= EXERCISE DESCRIPTION =
Begin with the first line of the material and write out each line exactly, ending with the line that contains "const serineTicks = [0, 1, 2, 3, 4, 5, 6];". Pictures are not part of the copy.

= GIVEN DATA =

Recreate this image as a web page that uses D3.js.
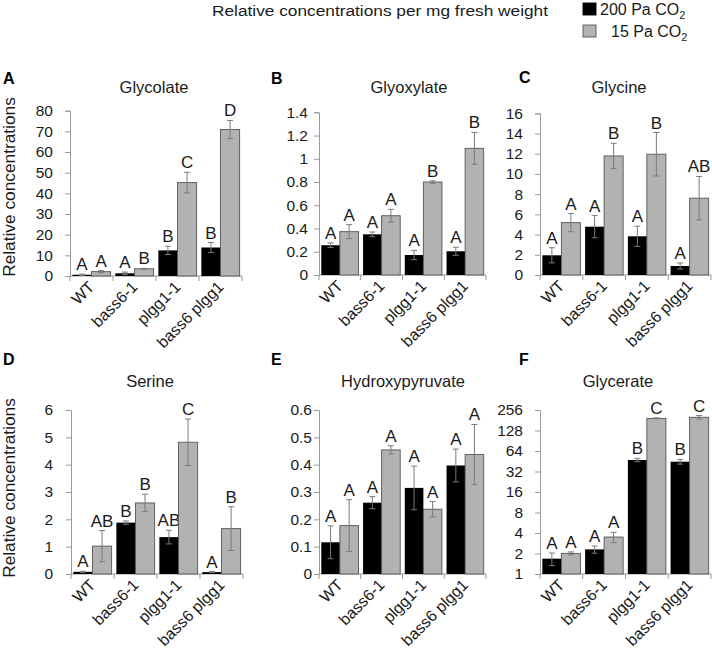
<!DOCTYPE html>
<html>
<head>
<meta charset="utf-8">
<script src="https://cdn.jsdelivr.net/npm/d3@7"></script>
<style>
  html, body { margin: 0; padding: 0; background: #fff; }
  svg { display: block; font-family: "Liberation Sans", Arial, sans-serif; }
</style>
</head>
<body>
<svg id="chart" width="712" height="658"></svg>
<script>
// ---------------- data ----------------
const genotypes = ["WT", "bass6-1", "plgg1-1", "bass6 plgg1"];
const seriesNames = ["200 Pa CO", "15 Pa CO"];
const panelLetters = ["A", "B", "C", "D", "E", "F"];
const metabolites = ["Glycolate", "Glyoxylate", "Glycine", "Serine", "Hydroxypyruvate", "Glycerate"];

const glycolate200 = [0.6, 1.3, 12.4, 13.8];
const glycolate200Err = [0.3, 0.6, 2.0, 2.4];
const glycolate15 = [2.1, 3.5, 45.2, 70.9];
const glycolate15Err = [0.5, 0.2, 5.0, 4.4];
const glycolateSig200 = ["A", "A", "B", "B"];
const glycolateSig15 = ["A", "B", "C", "D"];
const glycolateTicks = [0, 10, 20, 30, 40, 50, 60, 70, 80];

const glyoxylate200 = [0.256, 0.35, 0.172, 0.204];
const glyoxylate200Err = [0.02, 0.02, 0.04, 0.035];
const glyoxylate15 = [0.373, 0.51, 0.80, 1.09];
const glyoxylate15Err = [0.06, 0.055, 0.01, 0.137];
const glyoxylateSig200 = ["A", "A", "A", "A"];
const glyoxylateSig15 = ["A", "A", "B", "B"];
const glyoxylateTicks = [0, 0.2, 0.4, 0.6, 0.8, 1, 1.2, 1.4];

const glycine200 = [1.95, 4.78, 3.83, 0.89];
const glycine200Err = [0.75, 1.1, 1.0, 0.3];
const glycine15 = [5.18, 11.78, 11.95, 7.6];
const glycine15Err = [0.9, 1.25, 2.15, 2.15];
const glycineSig200 = ["A", "A", "A", "A"];
const glycineSig15 = ["A", "B", "B", "AB"];
const glycineTicks = [0, 2, 4, 6, 8, 10, 12, 14, 16];

const serine200 = [0.08, 1.88, 1.35, 0.07];
const serine200Err = [0.02, 0.06, 0.25, 0.02];
const serine15 = [1.02, 2.6, 4.82, 1.66];
const serine15Err = [0.57, 0.32, 0.85, 0.8];
const serineSig200 = ["A", "B", "AB", "A"];
const serineSig15 = ["AB", "B", "C", "B"];
const serineTicks = [0, 1, 2, 3, 4, 5, 6];

const hydroxypyruvate200 = [0.116, 0.261, 0.315, 0.397];
const hydroxypyruvate200Err = [0.06, 0.022, 0.08, 0.06];
const hydroxypyruvate15 = [0.177, 0.454, 0.237, 0.437];
const hydroxypyruvate15Err = [0.095, 0.015, 0.028, 0.11];
const hydroxypyruvateSig200 = ["A", "A", "A", "A"];
const hydroxypyruvateSig15 = ["A", "A", "A", "A"];
const hydroxypyruvateTicks = [0, 0.1, 0.2, 0.3, 0.4, 0.5, 0.6];

const glycerate200 = [1.68, 2.3, 47.2, 44.6];
const glycerate200Err = [0.35, 0.28, 2.7, 3.5];
const glycerate15 = [2.01, 3.49, 193, 200];
const glycerate15Err = [0.1, 0.6, 3, 12];
const glycerateSig200 = ["A", "A", "B", "B"];
const glycerateSig15 = ["A", "A", "C", "C"];
const glycerateTicks = [1, 2, 4, 8, 16, 32, 64, 128, 256];

const panelsData = [
  {v200: glycolate200, e200: glycolate200Err, v15: glycolate15, e15: glycolate15Err, s200: glycolateSig200, s15: glycolateSig15, ticks: glycolateTicks},
  {v200: glyoxylate200, e200: glyoxylate200Err, v15: glyoxylate15, e15: glyoxylate15Err, s200: glyoxylateSig200, s15: glyoxylateSig15, ticks: glyoxylateTicks},
  {v200: glycine200, e200: glycine200Err, v15: glycine15, e15: glycine15Err, s200: glycineSig200, s15: glycineSig15, ticks: glycineTicks},
  {v200: serine200, e200: serine200Err, v15: serine15, e15: serine15Err, s200: serineSig200, s15: serineSig15, ticks: serineTicks},
  {v200: hydroxypyruvate200, e200: hydroxypyruvate200Err, v15: hydroxypyruvate15, e15: hydroxypyruvate15Err, s200: hydroxypyruvateSig200, s15: hydroxypyruvateSig15, ticks: hydroxypyruvateTicks},
  {v200: glycerate200, e200: glycerate200Err, v15: glycerate15, e15: glycerate15Err, s200: glycerateSig200, s15: glycerateSig15, ticks: glycerateTicks, log: true}
];

// ---------------- layout ----------------
const layout = [
  {x0: 70,  x1: 242, yTop: 110.7, yBot: 276, labGap: 17, titleX: 154, letterX: 3,   letterY: 84,  titleY: 93},
  {x0: 319, x1: 486, yTop: 112.3, yBot: 275, labGap: 11, titleX: 409, letterX: 271, letterY: 84,  titleY: 93},
  {x0: 540, x1: 711, yTop: 113.3, yBot: 275, labGap: 17, titleX: 619, letterX: 519, letterY: 83,  titleY: 93},
  {x0: 71,  x1: 243, yTop: 410,   yBot: 574, labGap: 18, titleX: 150, letterX: 3,   letterY: 365, titleY: 387},
  {x0: 319, x1: 486, yTop: 410,   yBot: 574, labGap: 7,  titleX: 403, letterX: 271, letterY: 365, titleY: 387},
  {x0: 540, x1: 711, yTop: 410,   yBot: 574, labGap: 17, titleX: 618, letterX: 519, letterY: 365, titleY: 387}
];

const colBlack = "#000000";
const colGrey = "#b2b2b2";
const axisCol = "#9a9a9a";
const errCol = "#7a7a7a";
const textCol = "#1a1a1a";

const svg = d3.select("#chart");

panelsData.forEach((pd, i) => {
  const L = layout[i];
  const g = svg.append("g");
  const x = d3.scaleBand().domain(genotypes).range([L.x0, L.x1]).paddingInner(0).paddingOuter(0);
  const ext = d3.extent(pd.ticks);
  const y = pd.log
    ? d3.scaleLog().base(2).domain(ext).range([L.yBot, L.yTop])
    : d3.scaleLinear().domain(ext).range([L.yBot, L.yTop]);
  const base = pd.log ? 1 : 0;
  const bw = x.bandwidth();
  const pad = bw * 0.055;
  const barW = (bw - 2 * pad) / 2;

  // y axis
  const yAxis = d3.axisLeft(y).tickValues(pd.ticks).tickSize(5).tickPadding(L.labGap - 5)
    .tickFormat(d => String(+d.toFixed(2)));
  const ya = g.append("g").attr("transform", `translate(${L.x0},0)`).call(yAxis);
  ya.select(".domain").attr("stroke", axisCol);
  ya.selectAll(".tick line").attr("stroke", axisCol);
  ya.selectAll(".tick text").attr("fill", textCol).style("font-size", "15.5px")
    .style("font-family", "'Liberation Sans', Arial, sans-serif");

  // x axis
  g.append("line").attr("x1", L.x0).attr("x2", L.x1).attr("y1", L.yBot).attr("y2", L.yBot)
    .attr("stroke", axisCol);
  const bounds = genotypes.map(d => x(d)).concat([L.x1]);
  g.selectAll(".xt").data(bounds).enter().append("line")
    .attr("x1", d => d).attr("x2", d => d).attr("y1", L.yBot).attr("y2", L.yBot + 5)
    .attr("stroke", axisCol);

  // bars
  const series = [
    {vals: pd.v200, errs: pd.e200, sig: pd.s200, fill: colBlack, stroke: "#000", off: 0},
    {vals: pd.v15, errs: pd.e15, sig: pd.s15, fill: colGrey, stroke: "#555", off: 1}
  ];
  series.forEach(s => {
    genotypes.forEach((gt, k) => {
      const bx = x(gt) + pad + s.off * barW;
      const v = s.vals[k], e = s.errs[k];
      g.append("rect")
        .attr("x", bx).attr("width", barW)
        .attr("y", y(v)).attr("height", y(base) - y(v))
        .attr("fill", s.fill).attr("stroke", s.stroke).attr("stroke-width", s.off ? 0.9 : 0);
      const cx = bx + barW / 2;
      const lo = Math.max(v - e, base);
      const hi = v + e;
      g.append("line").attr("x1", cx).attr("x2", cx).attr("y1", y(lo)).attr("y2", y(hi))
        .attr("stroke", errCol).attr("stroke-width", 1);
      [lo, hi].forEach(t => {
        g.append("line").attr("x1", cx - 3).attr("x2", cx + 3).attr("y1", y(t)).attr("y2", y(t))
          .attr("stroke", errCol).attr("stroke-width", 1);
      });
      g.append("text").attr("x", cx).attr("y", y(hi) - 4)
        .attr("text-anchor", "middle").attr("fill", textCol)
        .style("font-size", "17px").text(s.sig[k]);
    });
  });

  // category labels
  genotypes.forEach(gt => {
    const cx = x(gt) + bw / 2 + 4;
    const cy = L.yBot + 12;
    g.append("text").attr("transform", `translate(${cx},${cy}) rotate(-45)`)
      .attr("text-anchor", "end").attr("fill", textCol)
      .style("font-size", "16px").text(gt);
  });

  // titles
  g.append("text").attr("x", L.titleX).attr("y", L.titleY).attr("text-anchor", "middle")
    .attr("fill", textCol).style("font-size", "16.5px").text(metabolites[i]);
  g.append("text").attr("x", L.letterX).attr("y", L.letterY).attr("fill", "#000")
    .style("font-size", "16px").style("font-weight", "bold").text(panelLetters[i]);
});

// y-axis titles
[187, 488].forEach(cy => {
  svg.append("text").attr("transform", `translate(15,${cy}) rotate(-90)`)
    .attr("text-anchor", "middle").attr("fill", textCol)
    .style("font-size", "17.3px").text("Relative concentrations");
});

// overall title
svg.append("text").attr("x", 212).attr("y", 16).attr("fill", textCol)
  .style("font-size", "15.5px").attr("textLength", 336).attr("lengthAdjust", "spacingAndGlyphs")
  .text("Relative concentrations per mg fresh weight");

// legend
const legendY = [15, 37];
const legendTextX = [600, 611];
const legendFill = [colBlack, colGrey];
seriesNames.forEach((nm, i) => {
  svg.append("rect").attr("x", 583).attr("y", legendY[i] - 12).attr("width", 13).attr("height", 12)
    .attr("fill", legendFill[i]).attr("stroke", i ? "#555" : "#000").attr("stroke-width", 0.9);
  const t = svg.append("text").attr("x", legendTextX[i]).attr("y", legendY[i])
    .attr("fill", textCol).style("font-size", "16px");
  t.append("tspan").text(nm);
  t.append("tspan").attr("dy", 4).style("font-size", "11px").text("2");
});
</script>
</body>
</html>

= CORRECT ANSWER =
Recreate this image as a web page that uses D3.js.
<!DOCTYPE html>
<html>
<head>
<meta charset="utf-8">
<script src="https://cdn.jsdelivr.net/npm/d3@7"></script>
<style>
  html, body { margin: 0; padding: 0; background: #fff; }
  svg { display: block; font-family: "Liberation Sans", Arial, sans-serif; }
</style>
</head>
<body>
<svg id="chart" width="712" height="658"></svg>
<script>
// ---------------- data ----------------
const genotypes = ["WT", "bass6-1", "plgg1-1", "bass6 plgg1"];
const seriesNames = ["200 Pa CO", "15 Pa CO"];
const panelLetters = ["A", "B", "C", "D", "E", "F"];
const metabolites = ["Glycolate", "Glyoxylate", "Glycine", "Serine", "Hydroxypyruvate", "Glycerate"];

const glycolate200 = [0.6, 1.3, 12.4, 13.8];
const glycolate200Err = [0.3, 0.6, 2.0, 2.4];
const glycolate15 = [2.1, 3.5, 45.2, 70.9];
const glycolate15Err = [0.5, 0.2, 5.0, 4.4];
const glycolateSig200 = ["A", "A", "B", "B"];
const glycolateSig15 = ["A", "B", "C", "D"];
const glycolateTicks = [0, 10, 20, 30, 40, 50, 60, 70, 80];

const glyoxylate200 = [0.256, 0.35, 0.172, 0.204];
const glyoxylate200Err = [0.02, 0.02, 0.04, 0.035];
const glyoxylate15 = [0.373, 0.51, 0.80, 1.09];
const glyoxylate15Err = [0.06, 0.055, 0.01, 0.137];
const glyoxylateSig200 = ["A", "A", "A", "A"];
const glyoxylateSig15 = ["A", "A", "B", "B"];
const glyoxylateTicks = [0, 0.2, 0.4, 0.6, 0.8, 1, 1.2, 1.4];

const glycine200 = [1.95, 4.78, 3.83, 0.89];
const glycine200Err = [0.75, 1.1, 1.0, 0.3];
const glycine15 = [5.18, 11.78, 11.95, 7.6];
const glycine15Err = [0.9, 1.25, 2.15, 2.15];
const glycineSig200 = ["A", "A", "A", "A"];
const glycineSig15 = ["A", "B", "B", "AB"];
const glycineTicks = [0, 2, 4, 6, 8, 10, 12, 14, 16];

const serine200 = [0.08, 1.88, 1.35, 0.07];
const serine200Err = [0.02, 0.06, 0.25, 0.02];
const serine15 = [1.02, 2.6, 4.82, 1.66];
const serine15Err = [0.57, 0.32, 0.85, 0.8];
const serineSig200 = ["A", "B", "AB", "A"];
const serineSig15 = ["AB", "B", "C", "B"];
const serineTicks = [0, 1, 2, 3, 4, 5, 6];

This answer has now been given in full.